*Task requirements*: Skip all pictures, then copy the lines from the start of the data through the line with "W, H = 592, 368", keeping both ends.

*Record excerpts*:
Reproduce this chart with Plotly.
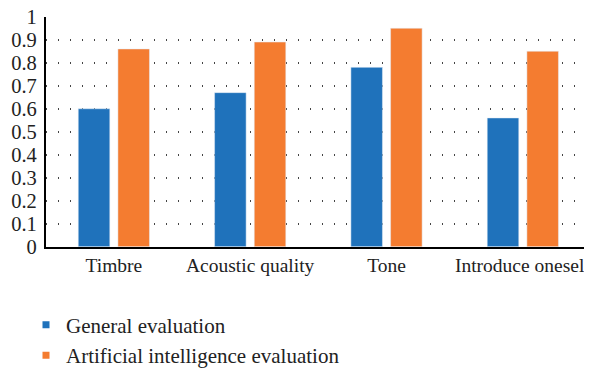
import plotly.graph_objects as go

categories = ["Timbre", "Acoustic quality", "Tone", "Introduce oneself"]
general = [0.60, 0.67, 0.78, 0.56]
ai = [0.86, 0.89, 0.95, 0.85]
series_names = ["General evaluation", "Artificial intelligence evaluation"]
colors = ["#1f72bb", "#f47c30"]
yticks = [0, 0.1, 0.2, 0.3, 0.4, 0.5, 0.6, 0.7, 0.8, 0.9, 1]
ytick_text = ["0", "0.1", "0.2", "0.3", "0.4", "0.5", "0.6", "0.7", "0.8", "0.9", "1"]

FONT = "Liberation Serif"

W, H = 592, 368

fig = go.Figure()
for name, vals, c in zip(series_names, [general, ai], colors):
    fig.add_trace(go.Bar(x=categories, y=vals, name=name, marker_color=c,
                         showlegend=False))
for i, (name, c) in enumerate(zip(series_names, colors)):
    fig.add_trace(go.Scatter(x=[None], y=[None], mode="markers", name=name,
                             legendgroup=f"g{i}",
                             marker=dict(symbol="square", size=7, color=c)))

fig.update_layout(
    width=W, height=H,
    margin=dict(l=0, r=0, t=0, b=0),
    paper_bgcolor="white", plot_bgcolor="white",
    barmode="group", bargap=0.418, bargroupgap=0.205,
    font=dict(family=FONT, color="#222222", size=21),
    legend=dict(orientation="v", x=18 / W, xanchor="left",
                y=1 - 305 / H, yanchor="top",
                font=dict(size=21, family=FONT, color="#222222"), itemwidth=30,
                tracegroupgap=0, bgcolor="rgba(0,0,0,0)"),
)
fig.update_xaxes(domain=[37.7 / W, 583 / W], showline=True, linecolor="black",
                 linewidth=1.5, ticks="", showgrid=False,
                 tickfont=dict(size=19.5, color="#222222"), tickangle=0,
                 ticklabeloverflow="allow", automargin=False)
fig.update_yaxes(domain=[1 - 245.4 / H, 1 - 9 / H], range=[0, 1], tickvals=yticks,
                 ticktext=ytick_text, showline=True, linecolor="black", linewidth=1.5,
                 ticks="", showgrid=True, gridcolor="#444444", gridwidth=1.5,
                 griddash="1px,11px", zeroline=False, ticklabelstandoff=3,
                 ticklabeloverflow="allow",
                 tickfont=dict(size=20.5, color="#222222"), automargin=False)

fig.write_html("out.html")
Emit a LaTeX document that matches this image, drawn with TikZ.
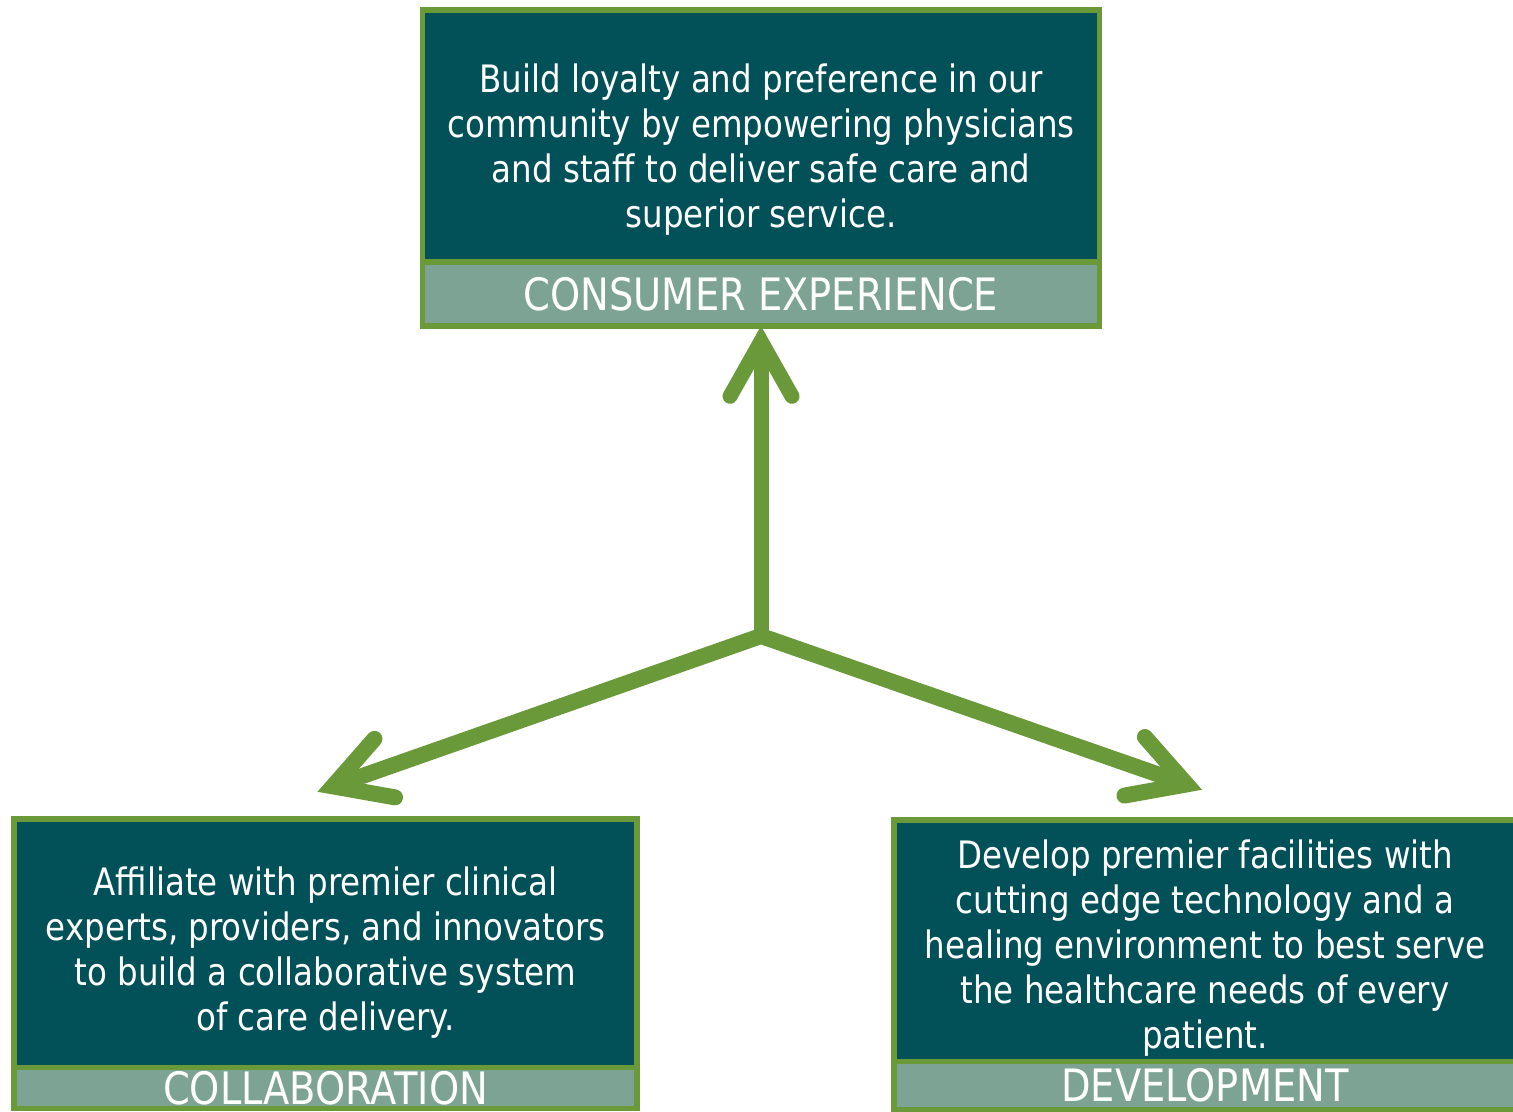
\documentclass[tikz,border=0pt]{standalone}
\usepackage{fontspec}
\setmainfont{DejaVu Sans}[FakeStretch=0.86]
\usetikzlibrary{arrows.meta, positioning}

\definecolor{darkteal}{RGB}{2,80,88}
\definecolor{sagegreen}{RGB}{124,163,148}
\definecolor{leafgreen}{RGB}{106,153,58}

\tikzset{
    bodybox/.style={draw=leafgreen, line width=0.055cm, fill=darkteal, outer sep=0pt, inner sep=0pt},
    bodytext/.style={text=white, align=center, inner sep=0pt, font=\fontsize{10.75}{12.8}\selectfont},
    bandbox/.style={draw=leafgreen, line width=0.055cm, fill=sagegreen, outer sep=0pt, inner sep=0pt,
        text=white, font=\fontsize{12.7}{14}\selectfont},
    spoke/.style={leafgreen, line width=0.16cm, line join=miter},
    leafbarb/.tip={Straight Barb[length=0.55cm, width=0.62cm, line cap=round, line join=miter]}
}

\begin{document}
\begin{tikzpicture}
    \useasboundingbox (0,0) rectangle (15.13,-11.12);
    \clip (0,0) rectangle (15.13,-11.12);

  % Consumer experience
    \node[bodybox, minimum width=6.77cm, minimum height=2.52cm] (cxbox) at (7.61,-1.36) {};
    \node[bodytext, yshift=-0.14cm] (cxtext) at (cxbox.center) {Build loyalty and preference in our\\community by empowering physicians\\and staff to deliver safe care and\\superior service.};
    \node[bandbox, minimum width=6.77cm, minimum height=0.64cm, below=0pt of cxbox] (cx) {CONSUMER EXPERIENCE};

  % Collaboration
    \node[bodybox, minimum width=6.23cm, minimum height=2.485cm] (collabbox) at (3.255,-9.43) {};
    \node[bodytext, yshift=-0.10cm] (collabtext) at (collabbox.center) {Affiliate with premier clinical\\experts, providers, and innovators\\to build a collaborative system\\of care delivery.};
    \node[bandbox, minimum width=6.23cm, minimum height=0.41cm, below=0pt of collabbox] (collab) {COLLABORATION};

  % Development
    \node[bodybox, minimum width=6.22cm, minimum height=2.415cm] (devbox) at (12.05,-9.405) {};
    \node[bodytext, yshift=-0.08cm] (devtext) at (devbox.center) {Develop premier facilities with\\cutting edge technology and a\\healing environment to best serve\\the healthcare needs of every\\patient.};
    \node[bandbox, minimum width=6.22cm, minimum height=0.485cm, below=0pt of devbox] (dev) {DEVELOPMENT};

  % Arrows
    \coordinate[below=3.10cm of cx.south] (hub);
    \coordinate[above=0.27cm of collabbox.north, xshift=-0.08cm] (collabtip);
    \coordinate[above=0.30cm of devbox.north, xshift=-0.03cm] (devtip);

    \draw[spoke, line width=0.15cm, -{leafbarb}] (hub) -- (cx);
    \draw[spoke, {leafbarb}-{leafbarb}] (collabtip) -- (hub) -- (devtip);

\end{tikzpicture}
\end{document}
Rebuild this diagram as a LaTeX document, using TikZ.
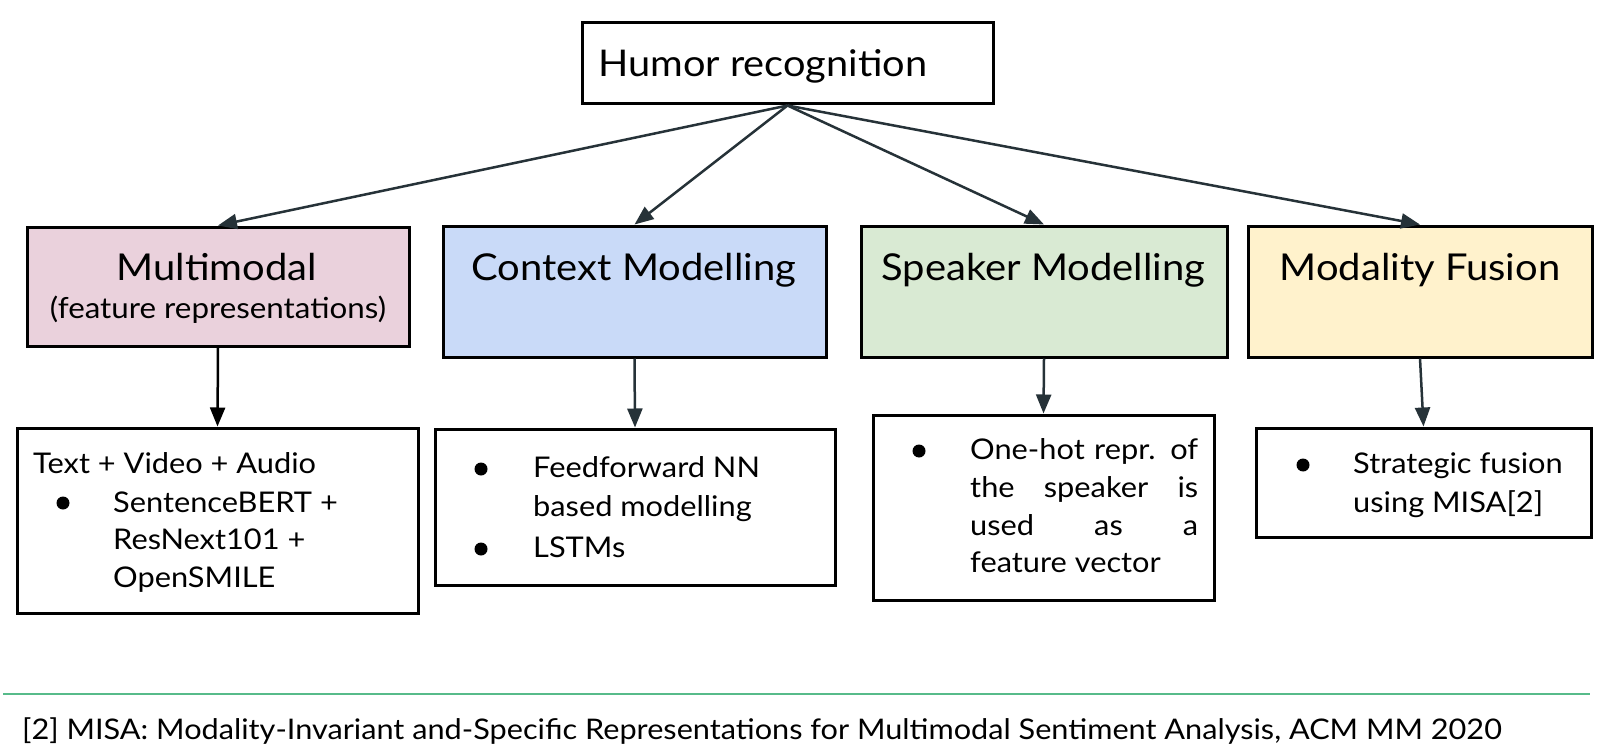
\documentclass[tikz,border=0pt]{standalone}
\usepackage{fontspec}
\setmainfont{Lato}[FakeStretch=1.08]
\usetikzlibrary{arrows.meta}
\definecolor{pinkf}{HTML}{EAD1DC}
\definecolor{bluef}{HTML}{C9DAF8}
\definecolor{greenf}{HTML}{D9EAD3}
\definecolor{yellowf}{HTML}{FFF2CC}
\definecolor{arrowc}{HTML}{263238}
\definecolor{rulec}{HTML}{57BB8A}
\tikzset{
  box/.style={draw=black, line width=3pt, rectangle, inner sep=0pt},
  conn/.style={draw=arrowc, line width=2.5pt, -{Triangle[length=19pt,width=15pt]}},
  title/.style={anchor=base, inner sep=0pt, font=\fontsize{37}{40}\selectfont},
  body/.style={anchor=base west, inner sep=0pt, font=\fontsize{28.5}{32}\selectfont},
  bul/.style={circle, fill=black, inner sep=0pt, minimum size=13pt},
}
\begin{document}
\begin{tikzpicture}[x=1pt,y=-1pt]
\useasboundingbox[fill=white] (0,0) rectangle (1600,754);
% top
\node[box, minimum width=411pt, minimum height=81pt] (humor) at (787.5,63.5) {};
\node[anchor=base west, inner sep=0pt, font=\fontsize{36.8}{42}\selectfont] (humort) at (598,77) {Humor recognition};
% level 1
\node[box, fill=pinkf, minimum width=382pt, minimum height=119pt] (multi) at (218,286.5) {};
\node[box, fill=bluef, minimum width=383pt, minimum height=131pt] (ctx) at (634.5,291.5) {};
\node[box, fill=greenf, minimum width=366pt, minimum height=131pt] (spk) at (1044,291.5) {};
\node[box, fill=yellowf, minimum width=344pt, minimum height=131pt] (fus) at (1420,291.5) {};
\node[title] (multit) at (217,280) {Multimodal};
\node[anchor=base, inner sep=0pt, font=\fontsize{29}{32}\selectfont] (multis) at (218,318) {(feature representations)};
\node[title] (ctxt) at (634,280) {Context Modelling};
\node[title] (spkt) at (1043.5,280) {Speaker Modelling};
\node[title] (fust) at (1420,280) {Modality Fusion};
% level 2
\node[box, minimum width=401pt, minimum height=185pt] (t1) at (217.5,520.5) {};
\node[box, minimum width=400pt, minimum height=156pt] (t2) at (635,507) {};
\node[box, minimum width=341pt, minimum height=185pt] (t3) at (1043.5,507.5) {};
\node[box, minimum width=335pt, minimum height=109pt] (t4) at (1423.5,482.5) {};
% t1 text
\node[body] (t1a) at (33,473) {Text + Video + Audio};
\node[bul] (b1) at (63,503) {};
\node[body] (t1b) at (113,512) {SentenceBERT +};
\node[body] (t1c) at (113,549) {ResNext101 +};
\node[body] (t1d) at (113,587) {OpenSMILE};
% t2 text
\node[bul] (b2) at (481,469) {};
\node[body] (t2a) at (533,477) {Feedforward NN};
\node[body] (t2b) at (533,516) {based modelling};
\node[bul] (b3) at (481,549) {};
\node[body] (t2c) at (533,557) {LSTMs};
% t3 text
\node[bul] (b4) at (919,451) {};
\node[body] (t3a) at (970,459) {\makebox[228pt][s]{One-hot repr. of}};
\node[body] (t3b) at (970,497) {\makebox[228pt][s]{the speaker is}};
\node[body] (t3c) at (970,535) {\makebox[228pt][s]{used as a}};
\node[body] (t3d) at (970,572) {feature vector};
% t4 text
\node[bul] (b5) at (1303,465) {};
\node[body] (t4a) at (1353,473) {Strategic fusion};
\node[body] (t4b) at (1353,512) {using MISA[2]};
% connectors
\draw[conn] (humor.south) -- (multi.north);
\draw[conn] (humor.south) -- (ctx.north);
\draw[conn] (humor.south) -- (spk.north);
\draw[conn] (humor.south) -- (fus.north);
\draw[conn, draw=black] (multi.south) -- (t1.north);
\draw[conn] (ctx.south) -- (t2.north);
\draw[conn] (spk.south) -- (t3.north);
\draw[conn] (fus.south) -- (t4.north);
% footer
\draw[rulec, line width=1.5pt] (3,694) -- (1590,694);
\node[anchor=base west, inner sep=0pt, font=\fontsize{28.4}{33}\selectfont] (foot) at (22,739) {[2] MISA: Modality-Invariant and-Specific Representations for Multimodal Sentiment Analysis, ACM MM 2020};
\end{tikzpicture}
\end{document}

*Final answer*:
Reproduce this chart with Plotly.
import plotly.graph_objects as go

categories = ["Timbre", "Acoustic quality", "Tone", "Introduce oneself"]
general = [0.60, 0.67, 0.78, 0.56]
ai = [0.86, 0.89, 0.95, 0.85]
series_names = ["General evaluation", "Artificial intelligence evaluation"]
colors = ["#1f72bb", "#f47c30"]
yticks = [0, 0.1, 0.2, 0.3, 0.4, 0.5, 0.6, 0.7, 0.8, 0.9, 1]
ytick_text = ["0", "0.1", "0.2", "0.3", "0.4", "0.5", "0.6", "0.7", "0.8", "0.9", "1"]

FONT = "Liberation Serif"

W, H = 592, 368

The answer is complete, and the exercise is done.